There is a compounding effect at work here. A video that performs well in English might get promoted by the algorithm to English-speaking audiences. But a video that performs well in English, Spanish, Hindi, German, and Japanese gets promoted to audiences in all of those markets simultaneously. Each language is a separate discovery surface, and the algorithm optimizes each one independently.
The Revenue Math Behind Multilingual Content
Let us walk through a concrete example. Suppose you have a tech review channel with 100,000 monthly views, all in English, with an average RPM of $4.00. Your monthly ad revenue is $400.
Now you dub your content into German (RPM ~$12), Japanese (RPM ~$10), and Spanish (RPM ~$3). Even if each language brings just 20% of your English view count — 20,000 views each — here is what happens:
- German: 20,000 views x $12 RPM = $240/month
- Japanese: 20,000 views x $10 RPM = $200/month
- Spanish: 20,000 views x $3 RPM = $60/month
That is an additional $500 per month from just 3 languages — more than doubling your revenue. And this is a conservative estimate using only 20% of your English view count per language. Many creators report that dubbed content in high-demand markets can match or exceed their English numbers over time.
The cost of dubbing those three languages with MLALab.ai? For a 10-minute video, that is 30 credits (10 minutes x 3 languages x 1 credit per minute). At $9.99 for a starter pack, you are looking at a return on investment measured in days, not months.
Beyond YouTube: TikTok, Reels, and Shorts
International growth is not limited to YouTube long-form content. Short-form platforms like TikTok, Instagram Reels, and YouTube Shorts are even more globally oriented. The algorithm on these platforms is less biased toward English content and more aggressive about surfacing videos to relevant audiences regardless of geography.

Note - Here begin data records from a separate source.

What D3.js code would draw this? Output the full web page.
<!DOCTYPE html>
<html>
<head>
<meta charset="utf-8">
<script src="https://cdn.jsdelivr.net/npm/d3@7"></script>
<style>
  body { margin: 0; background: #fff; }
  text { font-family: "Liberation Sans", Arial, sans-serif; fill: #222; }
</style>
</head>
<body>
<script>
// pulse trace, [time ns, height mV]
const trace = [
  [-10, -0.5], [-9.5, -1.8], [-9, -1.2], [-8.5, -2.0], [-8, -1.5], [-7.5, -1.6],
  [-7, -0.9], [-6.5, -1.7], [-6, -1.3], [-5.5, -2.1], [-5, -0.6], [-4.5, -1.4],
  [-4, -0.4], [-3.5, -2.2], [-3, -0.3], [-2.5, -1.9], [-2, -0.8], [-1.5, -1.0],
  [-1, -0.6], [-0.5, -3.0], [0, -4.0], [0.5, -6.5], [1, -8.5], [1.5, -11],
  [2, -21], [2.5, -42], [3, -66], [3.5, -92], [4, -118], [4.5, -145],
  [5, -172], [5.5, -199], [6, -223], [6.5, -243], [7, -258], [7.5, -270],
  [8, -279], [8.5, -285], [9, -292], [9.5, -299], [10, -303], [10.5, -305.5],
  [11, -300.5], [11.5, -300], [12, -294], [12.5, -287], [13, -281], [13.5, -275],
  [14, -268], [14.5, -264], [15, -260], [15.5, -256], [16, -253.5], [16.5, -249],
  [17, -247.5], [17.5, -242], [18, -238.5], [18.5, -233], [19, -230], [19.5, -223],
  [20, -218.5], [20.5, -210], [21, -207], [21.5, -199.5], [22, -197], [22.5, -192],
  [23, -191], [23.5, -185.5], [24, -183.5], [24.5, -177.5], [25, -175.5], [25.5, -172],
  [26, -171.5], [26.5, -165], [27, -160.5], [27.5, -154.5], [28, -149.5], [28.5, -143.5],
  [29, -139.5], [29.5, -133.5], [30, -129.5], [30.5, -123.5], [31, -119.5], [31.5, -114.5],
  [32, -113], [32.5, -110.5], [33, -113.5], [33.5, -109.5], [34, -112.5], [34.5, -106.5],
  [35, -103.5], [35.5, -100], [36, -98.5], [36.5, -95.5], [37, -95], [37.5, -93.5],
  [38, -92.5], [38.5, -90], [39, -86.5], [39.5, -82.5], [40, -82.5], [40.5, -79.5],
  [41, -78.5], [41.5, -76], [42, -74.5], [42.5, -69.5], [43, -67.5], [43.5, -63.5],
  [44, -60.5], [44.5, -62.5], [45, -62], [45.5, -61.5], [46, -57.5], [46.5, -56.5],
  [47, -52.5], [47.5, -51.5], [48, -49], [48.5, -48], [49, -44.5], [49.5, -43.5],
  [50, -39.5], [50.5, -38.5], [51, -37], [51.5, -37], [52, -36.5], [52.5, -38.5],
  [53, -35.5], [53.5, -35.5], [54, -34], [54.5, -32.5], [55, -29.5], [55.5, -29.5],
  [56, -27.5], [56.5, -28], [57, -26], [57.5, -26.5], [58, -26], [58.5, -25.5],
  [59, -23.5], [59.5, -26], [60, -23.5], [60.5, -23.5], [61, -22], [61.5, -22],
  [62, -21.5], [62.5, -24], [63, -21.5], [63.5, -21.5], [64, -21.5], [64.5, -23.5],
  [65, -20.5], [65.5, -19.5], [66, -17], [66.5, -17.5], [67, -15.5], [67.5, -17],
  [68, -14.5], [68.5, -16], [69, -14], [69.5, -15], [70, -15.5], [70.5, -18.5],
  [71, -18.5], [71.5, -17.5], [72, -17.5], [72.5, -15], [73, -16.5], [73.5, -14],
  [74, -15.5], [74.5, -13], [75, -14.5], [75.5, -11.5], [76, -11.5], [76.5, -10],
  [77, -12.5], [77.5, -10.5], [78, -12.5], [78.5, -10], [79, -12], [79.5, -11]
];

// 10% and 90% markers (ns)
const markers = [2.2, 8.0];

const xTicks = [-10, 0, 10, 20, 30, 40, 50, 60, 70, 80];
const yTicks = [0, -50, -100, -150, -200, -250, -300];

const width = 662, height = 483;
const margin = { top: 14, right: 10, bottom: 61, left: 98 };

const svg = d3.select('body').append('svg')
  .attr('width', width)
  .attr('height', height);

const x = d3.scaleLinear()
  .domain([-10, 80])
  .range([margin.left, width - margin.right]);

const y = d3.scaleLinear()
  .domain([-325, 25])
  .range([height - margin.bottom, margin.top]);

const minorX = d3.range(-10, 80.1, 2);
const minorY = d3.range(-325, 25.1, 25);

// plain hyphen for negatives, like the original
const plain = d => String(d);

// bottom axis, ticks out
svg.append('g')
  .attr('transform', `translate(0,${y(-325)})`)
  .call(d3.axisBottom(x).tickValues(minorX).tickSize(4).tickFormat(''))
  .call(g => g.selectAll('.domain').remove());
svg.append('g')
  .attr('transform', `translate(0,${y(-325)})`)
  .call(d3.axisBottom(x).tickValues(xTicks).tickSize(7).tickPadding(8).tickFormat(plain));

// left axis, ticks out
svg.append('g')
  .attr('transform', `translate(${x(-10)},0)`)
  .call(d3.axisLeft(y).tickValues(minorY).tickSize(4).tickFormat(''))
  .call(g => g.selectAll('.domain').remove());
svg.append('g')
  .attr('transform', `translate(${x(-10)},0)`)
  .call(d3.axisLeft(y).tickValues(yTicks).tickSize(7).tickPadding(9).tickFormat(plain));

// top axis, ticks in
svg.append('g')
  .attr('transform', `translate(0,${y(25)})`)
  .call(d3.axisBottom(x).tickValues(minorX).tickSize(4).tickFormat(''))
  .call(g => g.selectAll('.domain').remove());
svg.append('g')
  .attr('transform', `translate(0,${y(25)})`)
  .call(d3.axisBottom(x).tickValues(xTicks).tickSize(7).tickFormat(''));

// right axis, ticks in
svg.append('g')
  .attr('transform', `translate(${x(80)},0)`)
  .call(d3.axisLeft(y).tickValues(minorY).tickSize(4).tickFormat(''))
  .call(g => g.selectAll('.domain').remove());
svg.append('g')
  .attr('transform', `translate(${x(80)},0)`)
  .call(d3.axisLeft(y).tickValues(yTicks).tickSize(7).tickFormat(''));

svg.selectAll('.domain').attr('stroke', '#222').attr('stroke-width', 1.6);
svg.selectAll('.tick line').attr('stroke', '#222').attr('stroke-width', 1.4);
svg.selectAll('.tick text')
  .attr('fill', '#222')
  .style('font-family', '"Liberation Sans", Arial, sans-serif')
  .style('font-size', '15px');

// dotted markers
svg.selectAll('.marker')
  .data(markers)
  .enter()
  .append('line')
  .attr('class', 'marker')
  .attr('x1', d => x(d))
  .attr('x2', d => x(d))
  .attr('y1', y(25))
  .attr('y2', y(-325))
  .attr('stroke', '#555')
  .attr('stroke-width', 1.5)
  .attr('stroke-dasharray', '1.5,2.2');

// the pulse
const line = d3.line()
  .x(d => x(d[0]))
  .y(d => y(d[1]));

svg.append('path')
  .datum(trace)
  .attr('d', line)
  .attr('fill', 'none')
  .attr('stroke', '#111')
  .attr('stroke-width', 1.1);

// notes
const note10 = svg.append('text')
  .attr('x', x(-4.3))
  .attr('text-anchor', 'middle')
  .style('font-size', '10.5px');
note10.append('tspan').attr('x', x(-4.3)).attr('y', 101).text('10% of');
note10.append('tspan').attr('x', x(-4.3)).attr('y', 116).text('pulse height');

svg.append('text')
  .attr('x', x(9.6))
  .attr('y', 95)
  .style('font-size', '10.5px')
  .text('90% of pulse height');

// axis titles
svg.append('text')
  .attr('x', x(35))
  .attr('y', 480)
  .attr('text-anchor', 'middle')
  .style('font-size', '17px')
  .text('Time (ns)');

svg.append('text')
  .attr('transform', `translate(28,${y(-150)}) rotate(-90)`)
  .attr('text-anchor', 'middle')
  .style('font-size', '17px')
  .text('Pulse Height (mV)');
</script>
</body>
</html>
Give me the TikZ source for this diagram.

For short-form content, the approach is slightly different: instead of uploading audio tracks to a single video, you create separate dubbed versions of each video and publish them individually. MLALab.ai's Multi-Video output type is designed exactly for this — you get fully rendered video files with dubbed audio and burned-in captions for each language, ready to upload to any platform.
A Practical Roadmap for Going Global
- Audit your analytics. Check YouTube Studio for your top countries and identify where you already have international viewers. These are your first target languages.
- Start with your best-performing videos. Do not dub everything at once. Pick your top 5 to 10 videos by view count or revenue and dub those first. Proven content in new languages is lower risk than dubbing untested videos.
- Choose 3 to 5 languages. Mix high-RPM Tier 1 languages with high-volume Tier 2 languages for balanced growth.
- Translate everything, not just audio. Titles, descriptions, tags, and subtitles are all critical for discovery. Audio without translated metadata is like opening a store with no sign on the door.
- Publish and monitor for 30 days. Track watch time, views, and subscriber growth by country. The data will tell you which languages to expand into next.
- Scale what works. Once you find languages that drive real engagement, dub your entire back catalog and every new upload in those languages. Then add more languages based on performance data.
The First-Mover Advantage Is Real
International YouTube markets are still underserved in most niches. The creators who localize their content now build audiences and algorithmic momentum before the inevitable wave of competition arrives. Once a viewer subscribes to your channel because they found your dubbed content in their language, that subscriber is yours — and they will keep watching as long as you keep publishing in their language.
The window of opportunity will not last forever. AI dubbing tools are making localization accessible to every creator, and the early adopters will have an insurmountable head start in subscriber count, watch time, and algorithmic trust. The question is not whether to go international — it is how quickly you can get there.